Conservar la memoria emocional es la pervivencia de todo lo amado, lo sentido y lo vivido. Olvidaré las caras, será lo más difícil de aceptar, y las letras aprendidas y leídas en mil libros, y los números mal sumados desde niño, y los nombres de las cosas, y de las personas que amo, y de los sentimientos que me abrigan, olvidaré todo cuanto me ha hecho ser, los esfuerzos y los fracasos, olvidaré incluso mi nombre y mi rostro, pero ahora sé que nunca olvidaré la esencia misma del amor que sentí por todas esas caras y libros y nombres.

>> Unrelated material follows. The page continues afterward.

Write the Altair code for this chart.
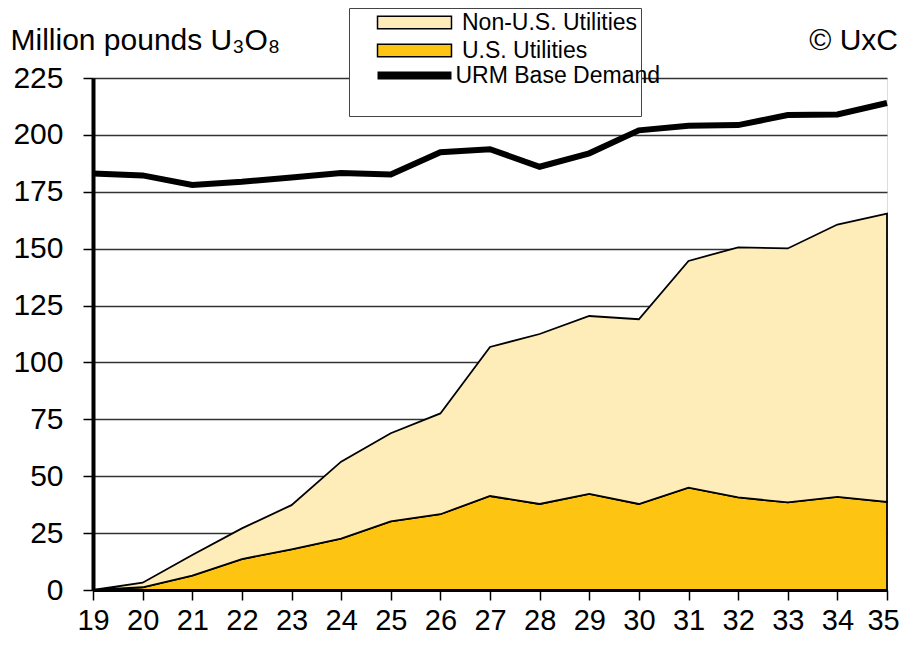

Lo sé porque he podido ver con asombro cómo brillan los ojos de un hermano con una canción que canta a pleno pulmón, sin olvidar una sola palabra de su letra, he visto cómo esos mismos ojos se cierran y recitan salmos y oraciones que brotan de una fe amasada y sembrada cada día de su vida, he visto cómo de esos ojos, nunca más que ahora espejos del alma, asoman lágrimas cuando escucha el nombre de su madre y lo repite paladeando cada sílaba.

Recuerdos que viven en los pliegues existenciales, que afloran cuando escampa la tormenta vital del desconcierto, que habitan los claros de ese bosque siniestro en que se ha convertido la vida. Esa memoria emocional es el único flotador al que podemos abrazarnos quienes asistimos al final inesperado de una función que solo trae silencios callados. No hay olvido, ni pasado, que supere el emocionado recuerdo del alma que ha sentido y amado intensamente. “Quererse y vivirse es lo mismo”, qué bien lo sabes tú, Carmen. Es por eso que necesito rescatar de mis pliegues personales todo aquello que quiero y vivo, necesito aferrarme al amor, sí, al amor, no a ese cariño sucedáneo que nos imponen como tolerable, amar valientemente es lo único que me salvará, también quererme y vivirme, y no quedarme en las formas, ni en los nombres, no acampar en los triunfos ni callarme en las derrotas, porque ahora sé, lo sé, que cuando lo olvide todo, incluso a ti, nunca olvidaré por qué he amado, por qué te he amado.